Studies show a correlation between educating consumers and higher participation in recycling programs. Since many people ask what happens to the cardboard, paper and containers (plastic, glass and metal) that are put into recycling bins and this is graduation season, I thought it would be an opportune time to bring awareness to one of the ways water bottles are recycled.
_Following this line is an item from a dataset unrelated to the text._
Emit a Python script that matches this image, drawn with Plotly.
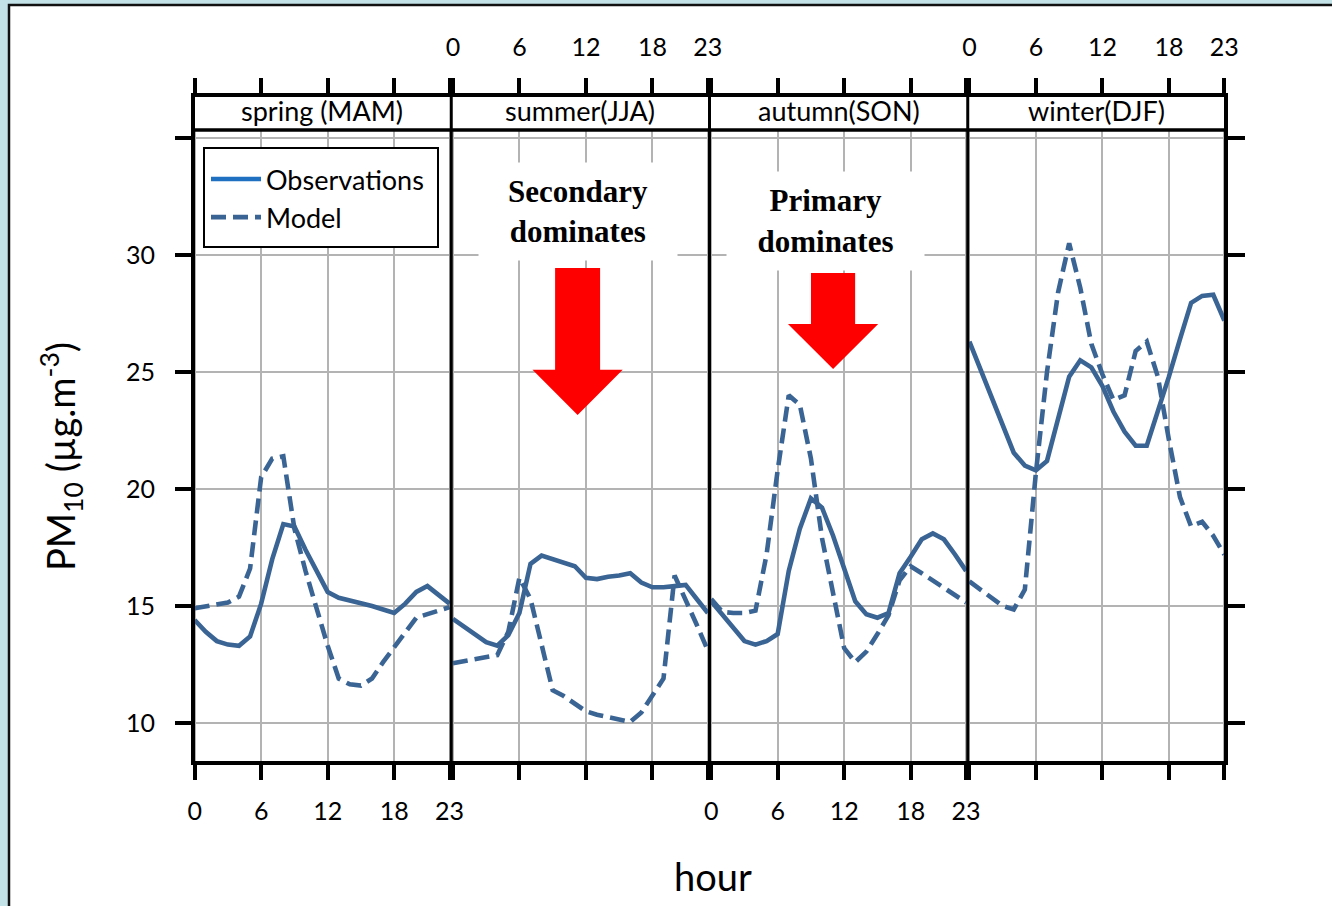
import plotly.graph_objects as go

# ---------------- data ----------------
hours = list(range(24))
seasons = ["spring (MAM)", "summer(JJA)", "autumn(SON)", "winter(DJF)"]
hour_ticks = [0, 6, 12, 18, 23]
pm_ticks = [10, 15, 20, 25, 30, 35]
pm_ticktext = ["10", "15", "20", "25", "30", ""]

spring_obs = [14.4, 13.9, 13.5, 13.35, 13.3, 13.7, 15.1, 17.0, 18.5, 18.4, 17.4, 16.5,
              15.6, 15.35, 15.25, 15.15, 15.0, 14.85, 14.7, 15.1, 15.6, 15.85, 15.5, 15.1]
spring_mod = [14.9, 15.0, 15.05, 15.15, 15.4, 16.6, 20.5, 21.3, 21.4, 18.3, 16.5, 14.9,
              13.3, 11.9, 11.65, 11.6, 11.9, 12.6, 13.25, 13.9, 14.5, 14.65, 14.8, 14.95]
summer_obs = [14.45, 14.1, 13.8, 13.45, 13.3, 13.75, 14.7, 16.8, 17.15, 17.0, 16.85, 16.7,
              16.2, 16.15, 16.25, 16.3, 16.4, 16.0, 15.8, 15.8, 15.85, 15.9, 15.3, 14.7]
summer_mod = [12.55, 12.65, 12.7, 12.8, 12.9, 13.9, 16.2, 15.3, 13.3, 11.4, 11.15, 10.8,
              10.5, 10.35, 10.25, 10.15, 10.05, 10.45, 11.2, 11.9, 16.3, 15.3, 14.2, 13.1]
autumn_obs = [15.2, 14.65, 14.1, 13.5, 13.35, 13.5, 13.8, 16.5, 18.3, 19.6, 19.2, 18.0,
              16.6, 15.2, 14.65, 14.5, 14.7, 16.4, 17.1, 17.85, 18.1, 17.85, 17.2, 16.5]
autumn_mod = [15.3, 14.75, 14.7, 14.7, 14.8, 17.2, 20.8, 24.0, 23.6, 21.3, 17.9, 15.5,
              13.2, 12.6, 13.05, 13.8, 14.6, 16.1, 16.7, 16.4, 16.1, 15.8, 15.5, 15.15]
winter_obs = [26.3, 25.1, 23.9, 22.75, 21.55, 21.0, 20.8, 21.2, 23.1, 24.8, 25.5, 25.2,
              24.4, 23.3, 22.45, 21.85, 21.85, 23.3, 24.8, 26.4, 27.95, 28.25, 28.3, 27.2]
winter_mod = [16.05, 15.7, 15.35, 15.0, 14.85, 15.7, 20.7, 25.0, 28.4, 30.5, 28.6, 26.2,
              24.9, 23.8, 24.0, 25.9, 26.3, 24.8, 22.1, 19.65, 18.4, 18.6, 18.0, 17.2]

observations = [spring_obs, summer_obs, autumn_obs, winter_obs]
model = [spring_mod, summer_mod, autumn_mod, winter_mod]

# text boxes: (panel, hour, value, text, box width, box height)
notes = [(1, 11.3, 31.86, "Secondary<br>dominates", 198, 97),
         (2, 10.33, 31.45, "Primary<br>dominates", 197, 98)]
# red arrows: (panel, centre hour, shaft half-width, head half-width, top, head base, tip)
arrows = [(1, 11.25, 2.03, 4.07, 29.44, 25.09, 23.16),
          (2, 11.0, 1.99, 4.07, 29.23, 27.05, 25.13)]

# ---------------- geometry ----------------
W, H = 1332, 906
PX_L, PX_R = 193, 1226
PX_TOP, PX_BOT = 130, 763
PX_STRIP = 95
PW = (PX_R - PX_L) / 4
LEG_BOX = (204, 438, 148, 247)   # legend frame (left, right, top, bottom) in px


def fx(px):
    return px / W


def fy(py):
    return 1 - py / H


XR = [-0.15, 23.15]
YR = [8.29, 35.34]
LINE = "#3a6494"
FONT = "Lato"
GRID = "#b3b3b3"

fig = go.Figure()

for i in range(4):
    xa = "x" if i == 0 else f"x{i+1}"
    ya = "y" if i == 0 else f"y{i+1}"
    fig.add_trace(go.Scatter(x=hours, y=model[i], mode="lines", xaxis=xa, yaxis=ya,
                             line=dict(color=LINE, width=4.6, dash="15px,7px"),
                             showlegend=False, hoverinfo="skip"))
    fig.add_trace(go.Scatter(x=hours, y=observations[i], mode="lines", xaxis=xa, yaxis=ya,
                             line=dict(color=LINE, width=4.6),
                             showlegend=False, hoverinfo="skip"))
    # empty trace so the top tick axis of the panel is drawn
    fig.add_trace(go.Scatter(x=[None], y=[None], mode="lines", xaxis=f"x{i+5}", yaxis=ya,
                             showlegend=False, hoverinfo="skip"))

fig.add_trace(go.Scatter(x=[None], y=[None], mode="lines", name="Observations",
                         line=dict(color="#1f70c1", width=4.6)))
fig.add_trace(go.Scatter(x=[None], y=[None], mode="lines", name="Model",
                         line=dict(color=LINE, width=4.6, dash="15px,7px")))

layout = dict(
    width=W, height=H, autosize=False,
    margin=dict(l=0, r=0, t=0, b=0, pad=0, autoexpand=False),
    paper_bgcolor="#c3e2e7", plot_bgcolor="rgba(0,0,0,0)",
    font=dict(family=FONT, size=25, color="black"),
    showlegend=True,
    legend=dict(x=fx(206), y=fy(155), xanchor="left", yanchor="top",
                bgcolor="rgba(0,0,0,0)", borderwidth=0,
                font=dict(family=FONT, size=27, color="black"),
                tracegroupgap=0, itemwidth=50),
)

ydom = [fy(PX_BOT), fy(PX_TOP)]
for i in range(4):
    xdom = [fx(PX_L + i * PW), fx(PX_L + (i + 1) * PW)]
    xk = "xaxis" if i == 0 else f"xaxis{i+1}"
    yk = "yaxis" if i == 0 else f"yaxis{i+1}"
    layout[xk] = dict(domain=xdom, range=XR, anchor="y" if i == 0 else f"y{i+1}",
                      tickvals=hour_ticks, ticks="outside", ticklen=16, tickwidth=3.5,
                      tickcolor="black", showticklabels=(i in (0, 2)),
                      ticklabelstandoff=10, automargin=False,
                      showgrid=True, gridcolor=GRID, gridwidth=1.6, zeroline=False,
                      showline=False, tickfont=dict(family=FONT, size=25))
    ya = dict(domain=ydom, range=YR, anchor="x" if i == 0 else f"x{i+1}",
              tickvals=pm_ticks, showgrid=True, gridcolor=GRID, gridwidth=1.6,
              zeroline=False, showline=False, automargin=False,
              tickfont=dict(family=FONT, size=25))
    if i == 0:
        ya.update(ticks="outside", ticklen=17, tickwidth=3.5, tickcolor="black",
                  ticktext=pm_ticktext, ticklabelstandoff=15)
    elif i == 3:
        ya.update(side="right", ticks="outside", ticklen=18, tickwidth=3.5,
                  tickcolor="black", showticklabels=False)
    else:
        ya.update(ticks="", showticklabels=False)
    layout[yk] = ya
    layout[f"xaxis{i+5}"] = dict(overlaying="x" if i == 0 else f"x{i+1}", side="top",
                                 anchor="free", position=fy(PX_STRIP), range=XR,
                                 tickvals=hour_ticks, ticks="outside", ticklen=17,
                                 tickwidth=3.5, tickcolor="black", automargin=False,
                                 showticklabels=(i in (1, 3)), ticklabelstandoff=12,
                                 showgrid=False, zeroline=False, showline=False,
                                 tickfont=dict(family=FONT, size=25))

fig.update_layout(**layout)

shapes = []
# white page with a dark left/top edge
shapes.append(dict(type="rect", xref="paper", yref="paper", x0=fx(9), x1=1.05,
                   y0=-0.05, y1=fy(5), fillcolor="white",
                   line=dict(color="#111111", width=2.5), layer="below"))
# red arrows
for p, c, sw, hw, top, base, tip in arrows:
    path = (f"M {c-sw} {top} L {c+sw} {top} L {c+sw} {base} L {c+hw} {base} "
            f"L {c} {tip} L {c-hw} {base} L {c-sw} {base} Z")
    shapes.append(dict(type="path", xref=f"x{p+1}", yref=f"y{p+1}", path=path,
                       fillcolor="#ff0000", line=dict(width=0), layer="above"))
# legend frame
shapes.append(dict(type="rect", xref="paper", yref="paper", x0=fx(LEG_BOX[0]),
                   x1=fx(LEG_BOX[1]), y0=fy(LEG_BOX[3]), y1=fy(LEG_BOX[2]),
                   fillcolor="white", line=dict(color="black", width=2), layer="above"))
# frame, strip, dividers
shapes.append(dict(type="rect", xref="paper", yref="paper", x0=fx(PX_L), x1=fx(PX_R),
                   y0=fy(PX_BOT), y1=fy(PX_STRIP), line=dict(color="black", width=4),
                   fillcolor="rgba(0,0,0,0)", layer="above"))
shapes.append(dict(type="line", xref="paper", yref="paper", x0=fx(PX_L), x1=fx(PX_R),
                   y0=fy(PX_TOP), y1=fy(PX_TOP), line=dict(color="black", width=3.5),
                   layer="above"))
for i in range(1, 4):
    xp = fx(PX_L + i * PW)
    shapes.append(dict(type="line", xref="paper", yref="paper", x0=xp, x1=xp,
                       y0=fy(PX_BOT), y1=fy(PX_STRIP), line=dict(color="black", width=3),
                       layer="above"))
fig.update_layout(shapes=shapes)

ann = []
for i, s in enumerate(seasons):
    ann.append(dict(text=s, xref="paper", yref="paper",
                    x=fx(PX_L + (i + 0.5) * PW), y=fy(111),
                    xanchor="center", yanchor="middle", showarrow=False,
                    font=dict(family=FONT, size=27, color="black")))
for p, hx, vy, txt, w, h in notes:
    ann.append(dict(text=f"<b>{txt}</b>", xref=f"x{p+1}", yref=f"y{p+1}", x=hx, y=vy,
                    xanchor="center", yanchor="middle", showarrow=False,
                    width=w, height=h, bgcolor="white", borderpad=0,
                    font=dict(family="Liberation Serif", size=31, color="black")))
ann.append(dict(text="PM<sub>10</sub> (µg.m<sup>-3</sup>)", xref="paper", yref="paper",
                x=fx(61), y=fy(457), textangle=-90, showarrow=False,
                xanchor="center", yanchor="middle",
                font=dict(family=FONT, size=38, color="black")))
ann.append(dict(text="hour", xref="paper", yref="paper", x=fx(713), y=fy(876),
                showarrow=False, xanchor="center", yanchor="middle",
                font=dict(family=FONT, size=38, color="black")))
fig.update_layout(annotations=ann)

fig.write_html("out.html")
A revelation to me when entering this industry was that plastic bottles were recycled into fiber that is used to manufacture clothing. Plastic water and soda bottles are typically made of a type of plastic called polyethylene terephthalate (PET or PETE), indicated by a number one inside the chasing arrow symbol typically located on the bottom of a container. PET is the most common resin of the polyester family. And, when peopled discard empty plastic bottles by tossing them into recycling bins, these recyclables are referred to as post-consumer waste in the industry.
Post-consumer PET plastic bottles are shredded into small pieces called flake, which is cleaned then melted into small plastic pellets. These polyester pellets are spun into fiber for filling jackets or yarn for making apparel. Watch this 5 minute video to see how plastic bottles get turned into polyester for clothing: https://www.youtube.com/watch?v=zyF9MxlcItw
Today, graduates from over 1,000 higher education institutions are wearing graduation gowns made from recycled content. Each gowns uses 23-27 PET bottles. So, next time you wonder if your recycling efforts make a difference, know that each bottle consumed can have a better after-consumption purpose versus being buried in a landfill for hundreds of years.
To all those graduating this season, highest honor goes to students wearing and companies manufacturing caps and gowns made from post-consumer PET!